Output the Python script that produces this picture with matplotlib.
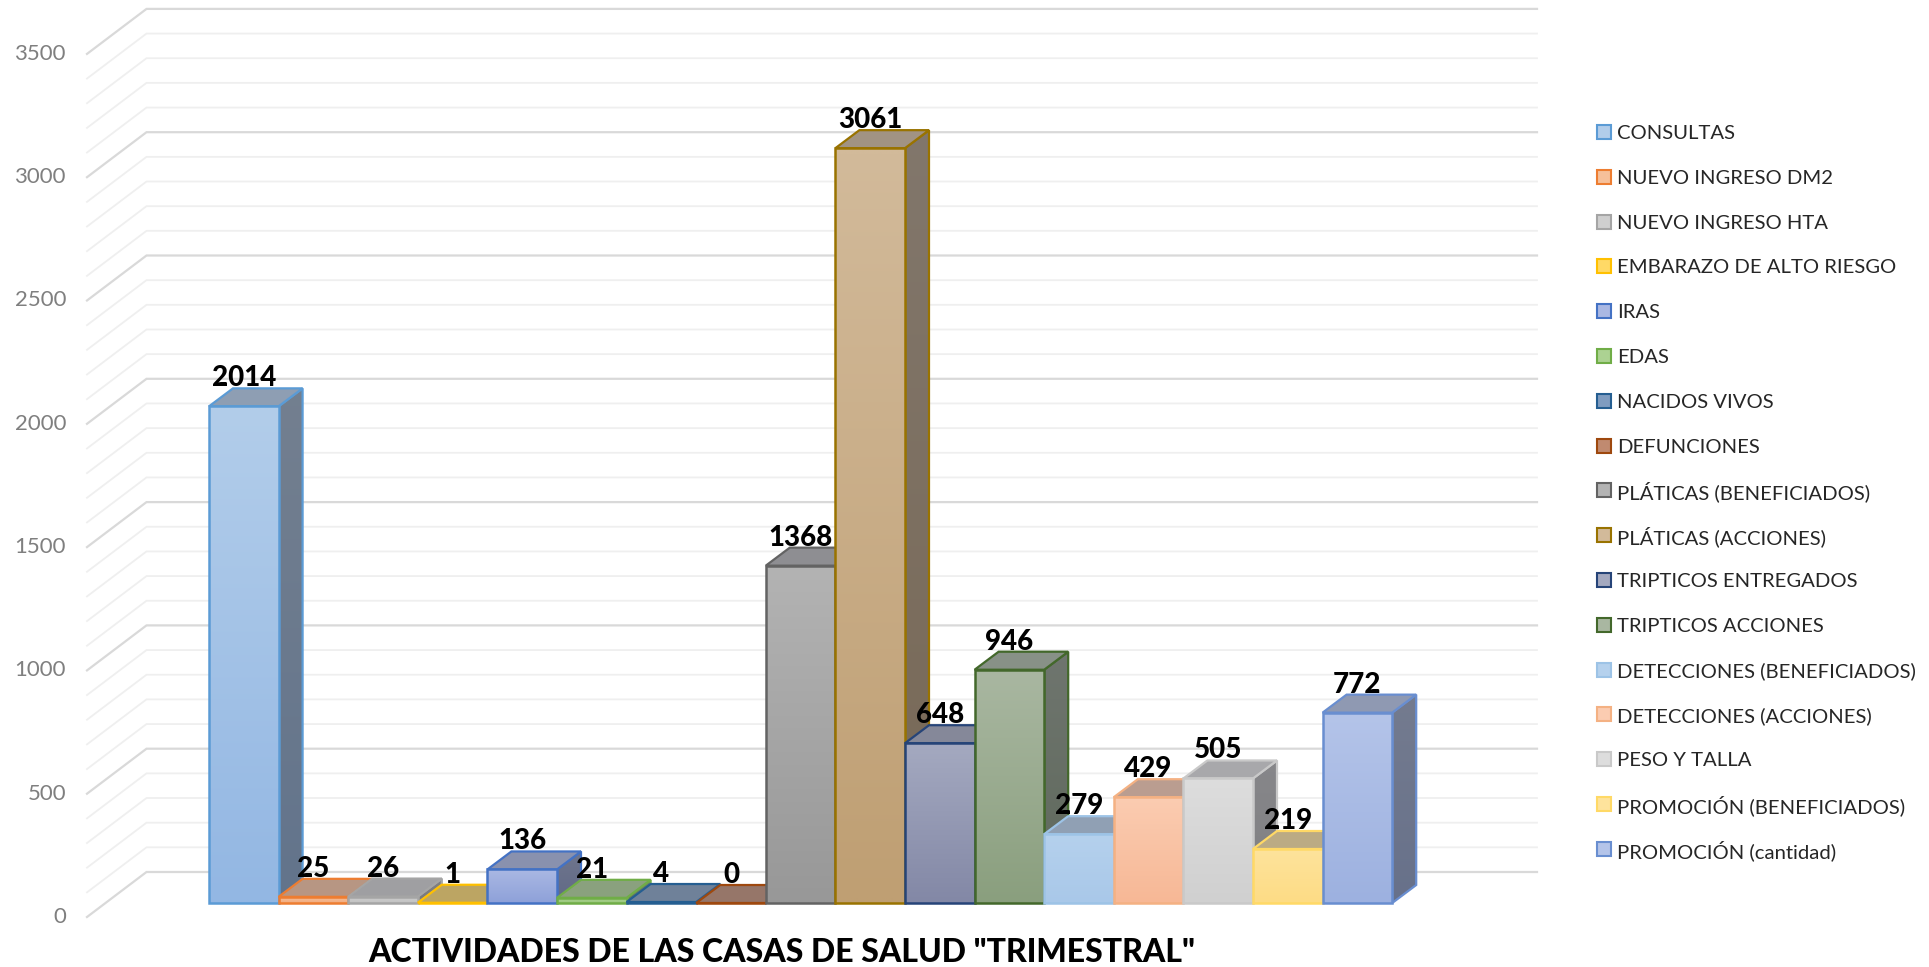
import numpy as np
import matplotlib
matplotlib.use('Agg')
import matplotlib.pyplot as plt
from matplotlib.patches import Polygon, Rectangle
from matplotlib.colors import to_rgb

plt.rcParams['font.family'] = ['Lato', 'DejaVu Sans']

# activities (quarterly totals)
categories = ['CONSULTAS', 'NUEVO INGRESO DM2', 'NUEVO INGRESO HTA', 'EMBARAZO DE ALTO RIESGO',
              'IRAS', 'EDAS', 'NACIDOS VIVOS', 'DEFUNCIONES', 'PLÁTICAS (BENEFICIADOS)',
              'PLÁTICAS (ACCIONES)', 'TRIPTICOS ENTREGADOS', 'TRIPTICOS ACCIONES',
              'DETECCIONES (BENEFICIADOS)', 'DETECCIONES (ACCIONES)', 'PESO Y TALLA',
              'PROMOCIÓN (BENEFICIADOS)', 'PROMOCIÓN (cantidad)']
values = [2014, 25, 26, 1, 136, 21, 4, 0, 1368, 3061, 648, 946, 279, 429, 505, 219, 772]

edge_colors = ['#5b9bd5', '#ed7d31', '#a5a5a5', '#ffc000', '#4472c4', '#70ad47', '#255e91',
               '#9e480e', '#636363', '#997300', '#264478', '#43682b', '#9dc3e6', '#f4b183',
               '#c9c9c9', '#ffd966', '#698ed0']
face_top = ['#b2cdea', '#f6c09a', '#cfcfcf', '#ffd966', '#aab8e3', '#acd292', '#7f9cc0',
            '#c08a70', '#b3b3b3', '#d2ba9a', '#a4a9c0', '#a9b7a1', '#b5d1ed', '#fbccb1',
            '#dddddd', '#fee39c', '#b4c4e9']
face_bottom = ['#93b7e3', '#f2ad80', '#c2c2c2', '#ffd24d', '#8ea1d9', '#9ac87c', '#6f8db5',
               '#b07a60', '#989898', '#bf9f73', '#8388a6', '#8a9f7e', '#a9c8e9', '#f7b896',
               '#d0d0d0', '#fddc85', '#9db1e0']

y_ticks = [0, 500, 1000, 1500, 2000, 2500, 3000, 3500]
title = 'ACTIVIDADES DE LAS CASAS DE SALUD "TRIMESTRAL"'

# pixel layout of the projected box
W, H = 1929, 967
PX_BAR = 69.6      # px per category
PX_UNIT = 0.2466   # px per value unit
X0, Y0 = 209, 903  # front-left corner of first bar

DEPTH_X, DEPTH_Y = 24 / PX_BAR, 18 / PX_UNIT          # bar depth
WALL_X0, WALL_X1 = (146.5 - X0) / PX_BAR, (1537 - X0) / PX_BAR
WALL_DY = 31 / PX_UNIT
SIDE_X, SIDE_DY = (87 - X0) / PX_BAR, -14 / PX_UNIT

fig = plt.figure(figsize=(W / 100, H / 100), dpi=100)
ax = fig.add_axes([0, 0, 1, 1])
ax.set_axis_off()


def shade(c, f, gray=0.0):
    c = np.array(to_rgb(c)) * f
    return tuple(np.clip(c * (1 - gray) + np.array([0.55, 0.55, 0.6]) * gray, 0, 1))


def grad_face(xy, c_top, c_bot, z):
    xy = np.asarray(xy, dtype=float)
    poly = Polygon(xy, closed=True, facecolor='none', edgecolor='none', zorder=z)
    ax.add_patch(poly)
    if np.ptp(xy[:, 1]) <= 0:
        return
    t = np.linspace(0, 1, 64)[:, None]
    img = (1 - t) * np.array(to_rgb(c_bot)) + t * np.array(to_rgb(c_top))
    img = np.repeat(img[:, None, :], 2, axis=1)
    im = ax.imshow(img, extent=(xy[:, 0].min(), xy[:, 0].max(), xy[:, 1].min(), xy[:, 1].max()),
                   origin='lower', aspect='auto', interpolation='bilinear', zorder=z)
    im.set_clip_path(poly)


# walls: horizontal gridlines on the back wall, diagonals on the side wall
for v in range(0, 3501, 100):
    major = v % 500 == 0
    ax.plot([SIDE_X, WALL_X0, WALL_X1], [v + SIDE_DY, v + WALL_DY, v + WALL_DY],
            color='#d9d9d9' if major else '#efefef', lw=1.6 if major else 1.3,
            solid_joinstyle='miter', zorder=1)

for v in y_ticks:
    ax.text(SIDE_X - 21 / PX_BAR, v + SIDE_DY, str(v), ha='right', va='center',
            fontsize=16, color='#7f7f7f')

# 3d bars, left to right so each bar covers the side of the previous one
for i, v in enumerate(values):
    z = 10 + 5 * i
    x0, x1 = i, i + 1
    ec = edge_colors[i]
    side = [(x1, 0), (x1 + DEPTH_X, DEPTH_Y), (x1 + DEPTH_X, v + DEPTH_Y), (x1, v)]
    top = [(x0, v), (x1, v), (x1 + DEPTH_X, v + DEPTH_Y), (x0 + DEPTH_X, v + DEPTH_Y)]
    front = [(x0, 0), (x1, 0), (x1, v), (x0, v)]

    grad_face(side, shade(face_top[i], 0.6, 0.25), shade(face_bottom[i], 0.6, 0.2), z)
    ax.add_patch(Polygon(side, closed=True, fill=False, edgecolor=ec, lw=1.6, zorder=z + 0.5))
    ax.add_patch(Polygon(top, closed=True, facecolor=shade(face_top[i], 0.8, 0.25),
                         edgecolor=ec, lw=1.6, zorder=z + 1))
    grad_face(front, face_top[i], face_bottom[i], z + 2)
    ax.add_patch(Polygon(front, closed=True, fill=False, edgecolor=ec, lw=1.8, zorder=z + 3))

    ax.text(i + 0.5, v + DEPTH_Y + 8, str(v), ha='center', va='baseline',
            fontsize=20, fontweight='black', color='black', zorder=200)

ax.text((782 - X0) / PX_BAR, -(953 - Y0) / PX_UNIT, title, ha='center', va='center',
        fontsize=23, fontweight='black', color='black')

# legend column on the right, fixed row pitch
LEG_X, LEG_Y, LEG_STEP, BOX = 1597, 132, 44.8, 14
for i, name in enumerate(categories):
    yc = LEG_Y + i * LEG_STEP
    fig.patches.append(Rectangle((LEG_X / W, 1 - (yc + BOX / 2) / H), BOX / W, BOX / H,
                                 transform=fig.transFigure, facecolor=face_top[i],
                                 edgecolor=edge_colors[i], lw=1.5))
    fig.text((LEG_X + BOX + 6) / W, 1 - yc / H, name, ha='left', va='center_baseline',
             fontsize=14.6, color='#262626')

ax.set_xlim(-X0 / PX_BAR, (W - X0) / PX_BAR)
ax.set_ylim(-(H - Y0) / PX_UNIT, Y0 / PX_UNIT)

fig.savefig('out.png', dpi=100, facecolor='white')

> _Challenge_:
Please reproduce the listing exactly from its opening line through the line that contains "plt.rcParams['font.family'] = ['Lato', 'DejaVu", both included, with all pictures omitted.

> _Answer to this problem_:
Output the Python script that produces this picture with matplotlib.
import numpy as np
import matplotlib
matplotlib.use('Agg')
import matplotlib.pyplot as plt
from matplotlib.patches import Polygon, Rectangle
from matplotlib.colors import to_rgb

plt.rcParams['font.family'] = ['Lato', 'DejaVu Sans']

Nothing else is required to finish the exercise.